In 1988, when longtime Glenview resident Jack Mabley brought his column to the Daily Herald, he made a couple of requests: 1. Let him keep his ugly, old green chair. 2. Launch an edition for his hometown. He kept the chair. And now, more than a decade after his passing in 2006, his second request has been granted. This column is from Feb. 17, 1997.

A young staff member sent me a printed copy of the words from a rap group's album. It was shockingly filthy.

It's frustrating that most parents and mature adults never see or hear these "lyrics." If they did, there'd be a national uprising.

Not a call for censorship. But a demand that the business people who are making fortunes selling these records and videos be made accountable.

An appeal to conscience would be useless. Only the pocketbook gets to them.

William J. Bennett, former secretary of education, and D. DeLores Tucker, chairman of the National Political Congress of Black Women, have put aside their political differences and joined in what they call a need for "public education about the sponsorship of music with vulgar and misogynistic lyrics that glorify violence and promote it among children."

They decry America's slide toward decivilization.

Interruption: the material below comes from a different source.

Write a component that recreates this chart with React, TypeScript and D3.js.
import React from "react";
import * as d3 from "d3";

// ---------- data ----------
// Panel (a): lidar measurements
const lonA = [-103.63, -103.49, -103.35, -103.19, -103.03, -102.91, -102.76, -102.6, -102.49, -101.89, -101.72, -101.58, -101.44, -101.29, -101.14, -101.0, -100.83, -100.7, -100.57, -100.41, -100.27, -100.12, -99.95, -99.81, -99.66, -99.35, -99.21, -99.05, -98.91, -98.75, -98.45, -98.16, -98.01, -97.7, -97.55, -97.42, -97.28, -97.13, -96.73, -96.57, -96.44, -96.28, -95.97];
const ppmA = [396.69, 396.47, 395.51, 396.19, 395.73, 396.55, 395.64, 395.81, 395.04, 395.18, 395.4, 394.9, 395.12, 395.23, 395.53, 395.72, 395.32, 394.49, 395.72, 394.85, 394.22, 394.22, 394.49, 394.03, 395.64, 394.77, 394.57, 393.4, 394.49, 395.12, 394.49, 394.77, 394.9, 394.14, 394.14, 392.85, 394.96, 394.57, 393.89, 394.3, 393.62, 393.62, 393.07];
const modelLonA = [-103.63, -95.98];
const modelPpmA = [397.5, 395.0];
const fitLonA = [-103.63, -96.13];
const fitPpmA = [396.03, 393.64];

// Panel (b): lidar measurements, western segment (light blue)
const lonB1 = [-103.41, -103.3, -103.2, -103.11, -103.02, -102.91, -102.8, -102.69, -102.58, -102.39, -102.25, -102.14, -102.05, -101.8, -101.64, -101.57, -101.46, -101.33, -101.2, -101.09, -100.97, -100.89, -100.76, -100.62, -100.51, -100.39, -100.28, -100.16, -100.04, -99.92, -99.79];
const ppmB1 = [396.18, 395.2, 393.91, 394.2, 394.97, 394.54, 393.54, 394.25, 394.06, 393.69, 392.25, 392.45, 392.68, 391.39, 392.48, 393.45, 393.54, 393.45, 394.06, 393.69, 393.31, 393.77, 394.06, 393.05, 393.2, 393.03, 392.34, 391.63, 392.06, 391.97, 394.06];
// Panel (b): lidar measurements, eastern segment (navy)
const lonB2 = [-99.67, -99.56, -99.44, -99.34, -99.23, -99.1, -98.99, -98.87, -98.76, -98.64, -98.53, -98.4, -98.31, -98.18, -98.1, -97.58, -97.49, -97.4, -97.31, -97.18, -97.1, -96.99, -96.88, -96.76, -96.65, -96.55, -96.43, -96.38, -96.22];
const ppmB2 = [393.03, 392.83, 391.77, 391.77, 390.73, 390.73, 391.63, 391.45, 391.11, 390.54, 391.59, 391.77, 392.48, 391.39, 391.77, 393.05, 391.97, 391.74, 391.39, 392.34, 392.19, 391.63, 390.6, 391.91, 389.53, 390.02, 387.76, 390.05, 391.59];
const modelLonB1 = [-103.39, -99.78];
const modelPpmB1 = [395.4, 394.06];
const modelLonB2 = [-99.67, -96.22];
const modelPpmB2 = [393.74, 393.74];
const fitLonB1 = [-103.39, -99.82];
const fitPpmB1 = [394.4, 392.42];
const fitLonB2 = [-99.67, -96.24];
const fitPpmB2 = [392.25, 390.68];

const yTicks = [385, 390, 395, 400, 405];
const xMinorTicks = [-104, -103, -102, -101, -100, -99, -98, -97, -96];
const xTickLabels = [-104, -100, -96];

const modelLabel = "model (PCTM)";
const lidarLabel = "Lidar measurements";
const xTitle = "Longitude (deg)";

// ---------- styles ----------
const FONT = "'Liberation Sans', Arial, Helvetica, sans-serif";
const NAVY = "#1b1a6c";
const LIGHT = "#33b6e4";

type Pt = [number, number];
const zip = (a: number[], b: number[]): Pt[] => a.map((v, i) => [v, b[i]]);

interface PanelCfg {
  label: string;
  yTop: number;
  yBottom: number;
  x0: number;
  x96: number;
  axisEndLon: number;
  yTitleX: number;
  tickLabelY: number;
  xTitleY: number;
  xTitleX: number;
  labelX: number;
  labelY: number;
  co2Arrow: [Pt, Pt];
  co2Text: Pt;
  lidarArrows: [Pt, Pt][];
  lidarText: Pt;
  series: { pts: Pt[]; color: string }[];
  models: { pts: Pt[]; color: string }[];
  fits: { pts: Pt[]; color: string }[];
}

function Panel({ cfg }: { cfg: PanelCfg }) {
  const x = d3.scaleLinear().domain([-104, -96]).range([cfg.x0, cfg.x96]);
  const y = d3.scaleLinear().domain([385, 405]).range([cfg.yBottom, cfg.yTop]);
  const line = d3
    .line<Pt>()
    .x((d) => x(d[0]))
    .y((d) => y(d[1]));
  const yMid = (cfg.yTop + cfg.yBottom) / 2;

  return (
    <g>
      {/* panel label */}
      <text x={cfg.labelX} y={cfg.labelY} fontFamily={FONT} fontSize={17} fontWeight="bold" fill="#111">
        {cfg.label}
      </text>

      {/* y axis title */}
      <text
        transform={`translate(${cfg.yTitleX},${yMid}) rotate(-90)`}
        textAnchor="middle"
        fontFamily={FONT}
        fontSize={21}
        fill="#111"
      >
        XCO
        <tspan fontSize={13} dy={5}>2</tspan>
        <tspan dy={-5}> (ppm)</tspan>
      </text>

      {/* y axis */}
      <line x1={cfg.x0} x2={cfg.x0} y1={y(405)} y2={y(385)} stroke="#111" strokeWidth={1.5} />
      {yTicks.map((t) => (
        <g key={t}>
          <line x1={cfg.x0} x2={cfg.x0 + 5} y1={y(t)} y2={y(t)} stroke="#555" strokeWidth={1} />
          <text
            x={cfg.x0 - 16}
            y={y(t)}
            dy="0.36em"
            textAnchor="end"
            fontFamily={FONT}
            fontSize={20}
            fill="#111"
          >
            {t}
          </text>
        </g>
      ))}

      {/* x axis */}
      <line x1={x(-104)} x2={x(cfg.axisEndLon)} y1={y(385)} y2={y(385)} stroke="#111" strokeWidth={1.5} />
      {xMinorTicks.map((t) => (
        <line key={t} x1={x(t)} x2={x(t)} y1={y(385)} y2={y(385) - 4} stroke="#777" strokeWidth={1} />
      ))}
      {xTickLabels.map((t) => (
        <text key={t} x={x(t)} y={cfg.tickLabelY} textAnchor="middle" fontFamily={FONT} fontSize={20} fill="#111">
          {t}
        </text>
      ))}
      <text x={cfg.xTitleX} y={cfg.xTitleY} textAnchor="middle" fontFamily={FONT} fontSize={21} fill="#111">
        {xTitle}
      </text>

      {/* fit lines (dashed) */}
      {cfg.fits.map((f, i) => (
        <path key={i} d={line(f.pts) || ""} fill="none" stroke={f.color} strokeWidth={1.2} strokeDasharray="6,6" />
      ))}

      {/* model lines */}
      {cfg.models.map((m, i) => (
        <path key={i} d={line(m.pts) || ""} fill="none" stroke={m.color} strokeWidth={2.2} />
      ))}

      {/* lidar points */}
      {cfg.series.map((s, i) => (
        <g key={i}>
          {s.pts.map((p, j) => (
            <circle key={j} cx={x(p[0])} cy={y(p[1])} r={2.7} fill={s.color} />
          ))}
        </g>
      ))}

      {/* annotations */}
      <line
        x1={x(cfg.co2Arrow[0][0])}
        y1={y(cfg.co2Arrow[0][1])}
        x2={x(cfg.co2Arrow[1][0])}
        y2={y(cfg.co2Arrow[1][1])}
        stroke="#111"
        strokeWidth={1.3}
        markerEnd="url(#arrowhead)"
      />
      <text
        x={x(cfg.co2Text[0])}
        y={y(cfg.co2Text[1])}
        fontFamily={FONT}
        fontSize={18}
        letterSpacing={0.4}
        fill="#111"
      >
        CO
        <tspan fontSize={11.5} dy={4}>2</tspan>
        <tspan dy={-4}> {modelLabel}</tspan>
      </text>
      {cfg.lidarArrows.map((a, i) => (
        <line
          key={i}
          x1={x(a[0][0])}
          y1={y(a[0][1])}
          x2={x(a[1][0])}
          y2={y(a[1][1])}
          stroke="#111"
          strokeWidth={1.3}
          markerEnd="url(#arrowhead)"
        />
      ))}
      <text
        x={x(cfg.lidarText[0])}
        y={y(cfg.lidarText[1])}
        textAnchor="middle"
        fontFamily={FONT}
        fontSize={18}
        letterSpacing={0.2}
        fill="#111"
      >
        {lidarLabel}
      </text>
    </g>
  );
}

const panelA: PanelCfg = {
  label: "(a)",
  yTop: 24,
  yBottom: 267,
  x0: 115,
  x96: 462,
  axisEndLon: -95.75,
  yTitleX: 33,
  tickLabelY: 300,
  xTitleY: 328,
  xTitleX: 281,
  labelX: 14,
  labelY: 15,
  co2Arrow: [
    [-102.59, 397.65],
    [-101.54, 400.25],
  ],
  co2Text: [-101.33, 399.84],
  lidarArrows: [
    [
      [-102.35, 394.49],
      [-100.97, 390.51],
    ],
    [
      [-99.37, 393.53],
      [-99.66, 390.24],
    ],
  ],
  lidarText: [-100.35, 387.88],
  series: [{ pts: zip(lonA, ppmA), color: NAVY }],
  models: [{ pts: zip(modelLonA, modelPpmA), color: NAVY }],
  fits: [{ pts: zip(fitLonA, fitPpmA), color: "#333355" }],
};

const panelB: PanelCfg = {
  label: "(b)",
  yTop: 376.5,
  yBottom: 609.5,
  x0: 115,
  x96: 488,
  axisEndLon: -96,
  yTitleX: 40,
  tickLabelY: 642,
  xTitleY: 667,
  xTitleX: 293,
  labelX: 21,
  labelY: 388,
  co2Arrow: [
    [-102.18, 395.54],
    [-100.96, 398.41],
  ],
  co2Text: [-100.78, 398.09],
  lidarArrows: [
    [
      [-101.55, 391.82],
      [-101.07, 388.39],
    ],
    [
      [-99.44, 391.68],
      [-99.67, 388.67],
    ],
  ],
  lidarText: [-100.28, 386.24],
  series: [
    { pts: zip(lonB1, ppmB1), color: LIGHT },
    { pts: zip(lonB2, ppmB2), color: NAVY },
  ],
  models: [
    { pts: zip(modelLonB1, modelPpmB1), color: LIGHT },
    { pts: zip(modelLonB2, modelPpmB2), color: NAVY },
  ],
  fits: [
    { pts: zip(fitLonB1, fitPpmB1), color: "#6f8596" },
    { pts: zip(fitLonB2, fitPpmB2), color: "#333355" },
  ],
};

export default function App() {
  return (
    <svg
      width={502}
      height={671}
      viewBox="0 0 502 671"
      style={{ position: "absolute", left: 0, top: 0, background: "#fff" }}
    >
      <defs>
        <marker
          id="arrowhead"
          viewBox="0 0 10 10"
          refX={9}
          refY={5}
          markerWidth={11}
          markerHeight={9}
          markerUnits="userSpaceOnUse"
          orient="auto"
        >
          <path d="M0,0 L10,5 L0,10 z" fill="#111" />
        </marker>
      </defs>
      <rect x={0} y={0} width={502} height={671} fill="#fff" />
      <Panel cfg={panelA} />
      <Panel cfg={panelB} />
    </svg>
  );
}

They too think the public needs to know exactly what is said and sung.

"But most in the media refuse to print or air for adults the lyrics their children listen to."

If I were to print one or two lines of this filth, just to make a point, most readers would be deeply offended. Interestingly, this week's New Yorker does print a few lines, but it's not a family newspaper.

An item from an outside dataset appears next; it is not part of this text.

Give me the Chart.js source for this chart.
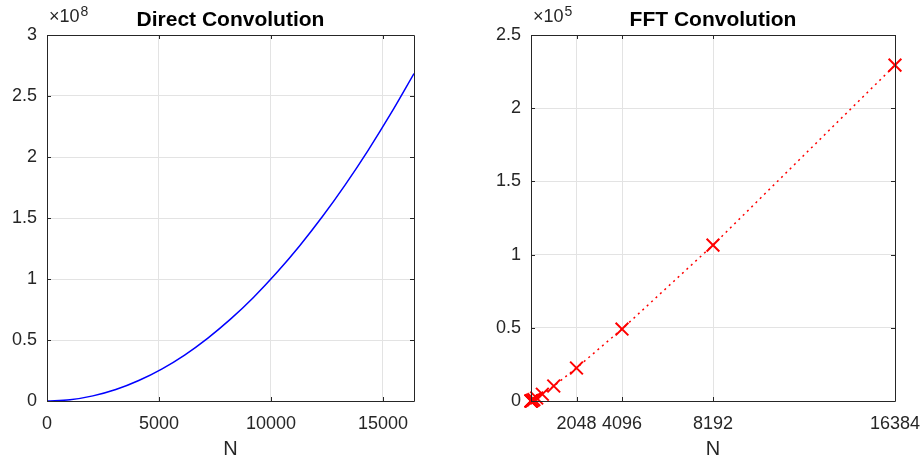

Sen. Bob Doyle has invigorated his campaign for the Republican presidential nomination by coming out with a poorly researched and sloppy denunciation of vulgarity, obscenity, and deviancy in movies and television.

His political goal is obvious in his choice of targets. Democrats who make violent films are named and denounced. Republican producers of violence and filth are ignored.

Dole would earn more credibility if he would not try to destroy public television, a worthy alternative to commercial TV's crudity, or if he would support the control of guns, which bring immediate death to hundreds of children, as opposed to the slow rotting of the minds created by media vulgarity and violence.

But Dole did perform a service. He touched off a national debate that is badly needed.

I wish the right and left could stop their sniping and come together, as Bennett and Tucker have done, in a united fight against the destruction of our values.

The most popular line in Clinton's State of the Union address was that the entertainment industry should consider "damage that comes from the incessant, repetitive, mindless violence and irresponsible conduct that permeate our media all the time."

Wouldn't it be nice if Clinton had messaged, "Nice going, Bob." And Dole responded, "At least on this subject we're in it together."

It won't happen.

Last year, a full page newspaper ad advocated abstinence before marriage.

I phoned the advertiser, something called Focus on the Family in Colorado Springs, and wrote a column supporting their position.

Subsequently, I found Focus on the Family is run by James Dobson, M.D., who speaks on 2,000 radio stations and has a budget of $101 million. It's a big-time conservative religious enterprise.

I've been on their mailing list since then. I like their position on abstinence, family values, child rearing. I disagree with their advocacy of school prayer and their interpretation of whether life begins at conception or at first breath.

So let's disagree respectfully on some matters, and come together against a common enemy.

If motivation is needed, ask some youngster to supply you with the words of the most popular rappers.